Xtreme success for McQuaid and Stotlz
Published 10:24 am Monday, May 25, 2009
For most of the decade, Melanie McQuaid of Canada and Conrad Stoltz of South Africa have been synonymous with off-road triathlon success. Stotlz has owned the XTERRA Southeast Championship at Oak Mountain State Park the past two years. However, for McQuaid, it has proved a hard mountain to climb, finishing second the last two years.
This year, the two claimed their third-consecutive XTERRA Cup wins of the season, putting themselves on pace for one of the best performances in XTERRA history.
“Both of us are particularly focused this year. We haven’t had the world championships we’ve been hoping for,” McQuaid said. “Although I’m going real well right now, I can get even better than this.”
After winning the inaugural Pelham race in 2006, McQuaid has struggled the last two years to give her best performance in the heat, calling the 2008 race a meltdown. This year, she had one strategy — enter the 10K run with no other female pros in sight.
She did just that, recording the fastest time splits in the 1.7-mile swim and 18-mile bike ride. She carried a four-minute lead into the run over the other female pros.

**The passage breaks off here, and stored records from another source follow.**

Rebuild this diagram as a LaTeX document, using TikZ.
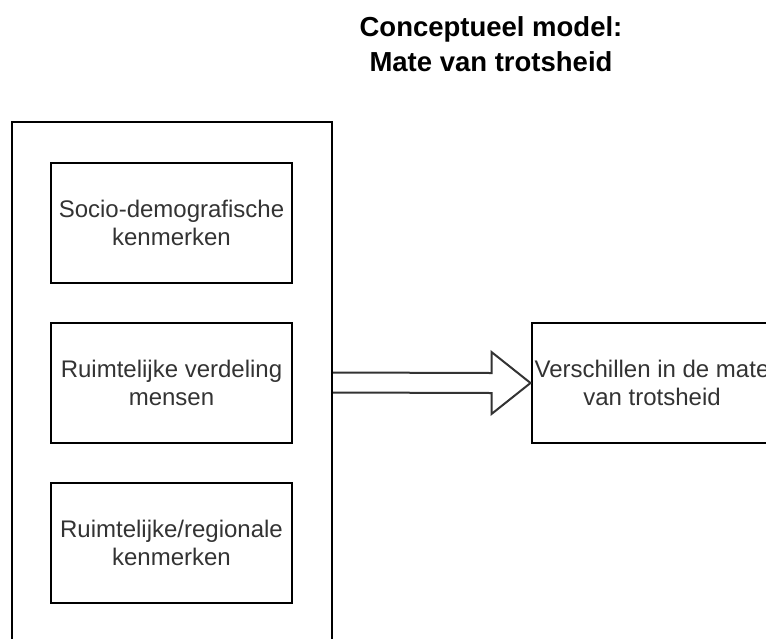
\documentclass[tikz,border=0pt]{standalone}
\usepackage{fontspec}
\setmainfont{Liberation Sans}
\usetikzlibrary{calc}

\begin{document}
\begin{tikzpicture}[x=1pt, y=-1pt,
	box/.style={draw=black, line width=2pt, minimum width=241pt, minimum height=120pt, inner sep=0pt, align=center, text=black!80, font=\fontsize{24}{28}\selectfont},
	frame/.style={draw=black, line width=2pt, minimum width=320.5pt, minimum height=521pt, inner sep=0pt},
	blockarrow/.style={draw=black!80, line width=2pt, line join=miter}]
	
	% CANVAS
	\clip (0,0) rectangle (766,638);
	
	% TITLE
	\node[font=\fontsize{27.5}{35}\selectfont\bfseries, align=center] (title) at (491,44) {Conceptueel model:\\Mate van trotsheid};
	
	% FACTORS
	\node[frame] (factors) at (171.75,382.5) {};
	\node[box] (socio) at (171.5,222.5) {Socio-demografische\\kenmerken};
	\node[box] (verdeling) at (171.5,383) {Ruimtelijke verdeling\\mensen};
	\node[box] (regio) at (171.5,543) {Ruimtelijke/regionale\\kenmerken};
	
	% OUTCOME
	\node[box] (verschil) at (652,383) {Verschillen in de mate\\van trotsheid};
	
	% ARROW
	\draw[blockarrow] ($(factors.east)+(0,-10)$) -- ($(verschil.west)+(-39,-10)$) -- ($(verschil.west)+(-39,-31)$) -- (verschil.west)
		-- ($(verschil.west)+(-39,31)$) -- ($(verschil.west)+(-39,10)$) -- ($(factors.east)+(0,10)$);
	
\end{tikzpicture}
\end{document}
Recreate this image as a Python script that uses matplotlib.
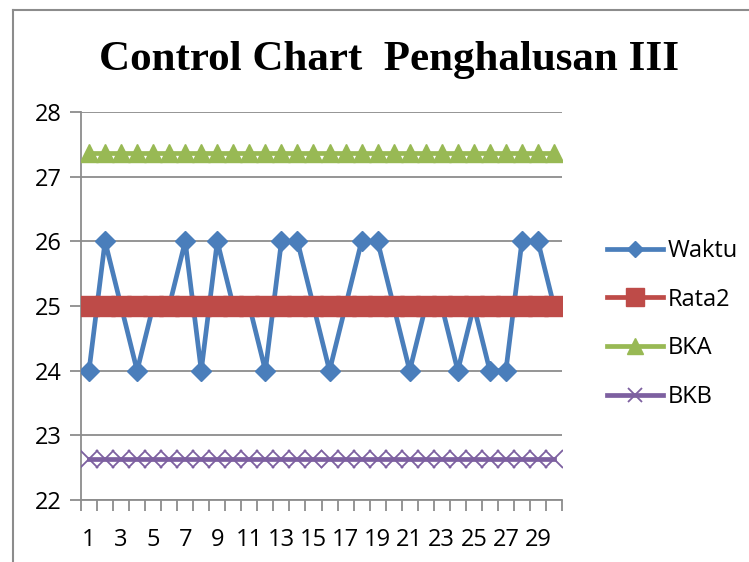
import matplotlib
matplotlib.use("Agg")
import matplotlib.pyplot as plt
from matplotlib.lines import Line2D

# data
sampel = list(range(1, 31))
waktu = [24, 26, 25, 24, 25, 25, 26, 24, 26, 25,
         25, 24, 26, 26, 25, 24, 25, 26, 26, 25,
         24, 25, 25, 24, 25, 24, 24, 26, 26, 25]
rata2 = [25] * 30
bka = [27.36] * 30
bkb = [22.64] * 30
yticks = [22, 23, 24, 25, 26, 27, 28]
xlabels = [str(i) if i % 2 == 1 else "" for i in sampel]

plt.rcParams["font.family"] = ["Open Sans", "DejaVu Sans"]

fig = plt.figure(figsize=(7.49, 5.62), dpi=100)
ax = fig.add_axes([81 / 749, 1 - 500 / 562, 481 / 749, 388 / 562])

ax.plot(sampel, waktu, color="#4A7EBB", lw=3.4, marker="D", ms=10,
        mec="#4A7EBB", mfc="#4A7EBB", label="Waktu", zorder=3)
ax.plot(sampel, rata2, color="#BE4B48", lw=3.4, marker="s", ms=14.5,
        mec="#BE4B48", mfc="#BE4B48", label="Rata2", zorder=4)
ax.plot(sampel, bka, color="#98B954", lw=3.4, marker="^", ms=13,
        mec="#98B954", mfc="#98B954", label="BKA", zorder=4)
ax.plot(sampel, bkb, color="#7D60A0", lw=3.4, marker="x", ms=12.5, mew=1.3,
        mec="#7D60A0", label="BKB", zorder=4)

ax.set_xlim(0.5, 30.5)
ax.set_ylim(22, 28)
ax.set_yticks(yticks)
ax.yaxis.grid(True, color="#8C8C8C", lw=1.3)
ax.set_axisbelow(True)

# category labels centred, tick marks between categories
ax.set_xticks(sampel)
ax.set_xticklabels(xlabels)
ax.set_xticks([i + 0.5 for i in range(0, 31)], minor=True)
ax.tick_params(axis="x", which="major", length=0, pad=20, labelsize=17)
ax.tick_params(axis="x", which="minor", length=8, width=1.3, color="#8C8C8C")
ax.tick_params(axis="y", length=8, width=1.3, color="#8C8C8C", pad=6, labelsize=17)

for s in ["top", "right"]:
    ax.spines[s].set_visible(False)
for s in ["left", "bottom"]:
    ax.spines[s].set_color("#8C8C8C")
    ax.spines[s].set_linewidth(1.3)

fig.text(389 / 749, 1 - 70 / 562, "Control Chart  Penghalusan III",
         family="Liberation Serif", weight="bold", size=31,
         ha="center", va="baseline")

leg = fig.legend(loc="center left", bbox_to_anchor=(586 / 749, 1 - 324 / 562),
                 frameon=False, fontsize=17, handlelength=2.35,
                 handletextpad=0.2, labelspacing=1.04, markerscale=0.85)

# outer chart frame
fig.add_artist(Line2D([13 / 749, 13 / 749], [0, 1 - 10 / 562],
                      transform=fig.transFigure, color="#8C8C8C", lw=1.5))
fig.add_artist(Line2D([13 / 749, 1], [1 - 10 / 562, 1 - 10 / 562],
                      transform=fig.transFigure, color="#8C8C8C", lw=1.5))

fig.savefig("out.png", dpi=100)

Stotlz didn’t dominate across the course like McQuaid, but he blew past everyone on the bike to erase a third-place swim and fourth-fastest run time.
Stotlz’s motivation for the domination on the bike was the loss of his close friend and competitor and real estate broker, Steve Larsen.

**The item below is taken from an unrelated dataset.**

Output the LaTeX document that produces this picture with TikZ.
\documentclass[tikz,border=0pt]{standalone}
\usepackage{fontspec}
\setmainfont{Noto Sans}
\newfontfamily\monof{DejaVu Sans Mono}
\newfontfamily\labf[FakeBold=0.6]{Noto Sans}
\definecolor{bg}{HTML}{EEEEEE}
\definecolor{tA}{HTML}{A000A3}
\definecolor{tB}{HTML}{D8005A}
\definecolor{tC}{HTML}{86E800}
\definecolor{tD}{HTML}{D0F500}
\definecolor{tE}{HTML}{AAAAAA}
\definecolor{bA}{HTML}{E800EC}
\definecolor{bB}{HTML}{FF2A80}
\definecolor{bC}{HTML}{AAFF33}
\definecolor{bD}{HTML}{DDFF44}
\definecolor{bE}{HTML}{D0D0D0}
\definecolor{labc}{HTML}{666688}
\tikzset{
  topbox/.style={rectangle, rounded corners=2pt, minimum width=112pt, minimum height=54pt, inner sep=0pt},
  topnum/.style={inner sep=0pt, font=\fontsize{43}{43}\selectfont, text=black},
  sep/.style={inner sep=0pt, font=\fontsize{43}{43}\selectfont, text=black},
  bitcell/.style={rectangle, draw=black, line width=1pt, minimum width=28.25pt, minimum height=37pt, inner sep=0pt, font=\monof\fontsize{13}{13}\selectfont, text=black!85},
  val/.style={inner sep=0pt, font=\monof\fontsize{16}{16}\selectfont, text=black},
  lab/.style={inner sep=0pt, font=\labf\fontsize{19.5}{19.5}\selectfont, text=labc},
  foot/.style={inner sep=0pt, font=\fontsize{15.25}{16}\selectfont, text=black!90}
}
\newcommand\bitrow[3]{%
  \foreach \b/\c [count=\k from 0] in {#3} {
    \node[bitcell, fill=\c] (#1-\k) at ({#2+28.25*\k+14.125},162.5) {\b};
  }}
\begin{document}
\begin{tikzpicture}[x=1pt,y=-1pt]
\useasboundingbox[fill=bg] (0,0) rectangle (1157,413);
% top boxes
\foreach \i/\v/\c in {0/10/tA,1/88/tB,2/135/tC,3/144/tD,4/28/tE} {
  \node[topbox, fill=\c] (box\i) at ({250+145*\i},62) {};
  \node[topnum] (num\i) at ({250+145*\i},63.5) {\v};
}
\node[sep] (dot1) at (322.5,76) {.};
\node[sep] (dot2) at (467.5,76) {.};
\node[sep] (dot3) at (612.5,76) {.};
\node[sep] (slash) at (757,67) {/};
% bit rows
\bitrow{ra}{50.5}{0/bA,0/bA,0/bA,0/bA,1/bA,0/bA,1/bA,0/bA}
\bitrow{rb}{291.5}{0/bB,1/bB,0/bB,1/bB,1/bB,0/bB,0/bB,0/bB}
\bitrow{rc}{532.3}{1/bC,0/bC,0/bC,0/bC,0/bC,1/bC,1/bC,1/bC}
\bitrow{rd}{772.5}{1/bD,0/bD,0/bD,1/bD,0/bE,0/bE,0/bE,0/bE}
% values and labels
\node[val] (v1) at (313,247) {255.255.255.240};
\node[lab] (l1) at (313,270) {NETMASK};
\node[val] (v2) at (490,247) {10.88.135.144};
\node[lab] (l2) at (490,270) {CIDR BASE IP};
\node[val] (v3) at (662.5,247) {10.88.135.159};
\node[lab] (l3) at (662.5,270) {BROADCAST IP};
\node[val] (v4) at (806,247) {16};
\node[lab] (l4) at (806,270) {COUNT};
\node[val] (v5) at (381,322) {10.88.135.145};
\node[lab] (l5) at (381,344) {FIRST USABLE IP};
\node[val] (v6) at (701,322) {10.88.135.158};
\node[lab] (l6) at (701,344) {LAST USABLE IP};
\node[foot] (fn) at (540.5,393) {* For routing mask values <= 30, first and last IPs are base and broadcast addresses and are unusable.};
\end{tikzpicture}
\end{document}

After athletes arrived in Birmingham early last week, word came late in the evening May 19 that Larsen, a fellow XTERRA athlete and famous cyclist, died while training in his hometown of Bend, Ore.
“I was shocked,” said Stoltz, who trained with Larsen and bought real estate from him. “It’s the first time anyone close to me passed away, so I never knew what would happen.”
Before the race, Stoltz spoke about Larsen to the group before a moment of silence, as he planned to dedicate the race to his friend. Stoltz said Larsen’s one strategy of “full gas all the time” helped push him through the 18-mile bike, recording the fastest bike time ever (1:02:29) in an XTERRA event at Oak Mountain State Park.
“The amazing part is even when I couldn’t pedal, I had this amazing strength on the course today. Even on the road, the guys were with me and within a few seconds I was gone,” Stotlz said. “I thought, ‘I’ve had a chance to feel what Steve felt like,’ because he was so amazingly strong on the bike.”
Stotlz finished first for the third time this year and third time at Oak Mountain with a time of 2:04:27, close to a minute over Colorado’s Josiah Middaugh.
McQuaid also feels like her win was due to Larsen.
“I put together a race that Steve Larsen would approve,” McQuaid said. “And I had his tires to help me through it.”
McQuaid uses Larsen-made tires on her bike.
She and Stoltz put her tires to test at Oak Mountain for the first time this year the morning after they learned of Larsen’s death. She men and women run the race at the same time, the two hit the course together along with Hoover tri-athlete Casey Fannin to train and get reconnected with the trail.
The training proved smart for McQuaid and Fannin, as the two ended up sticking side-by-side for most of the race, pacing each other along the way.
“I knew Casey and I would be well matched. It was good to have someone pace me today,” she said.
Fannin, 49, won the 45-49 age group with a time of 2:22.53. By design, he finished right behind McQuaid’s 2:22:52, holding off at the finish line to congratulate McQuaid and let her pass in front of him for the finish.
“I didn’t want to take the win from her over me. She pulled me around the whole bike course. She motivated me and I motivated her,” Fannin said.
The connection with Fannin and Stotlz comes from Stotlz staying at the Fannin’s house the past four years while in Birmingham and McQuaid staying with Fannin’s friends Mark and Dianne Jacobs.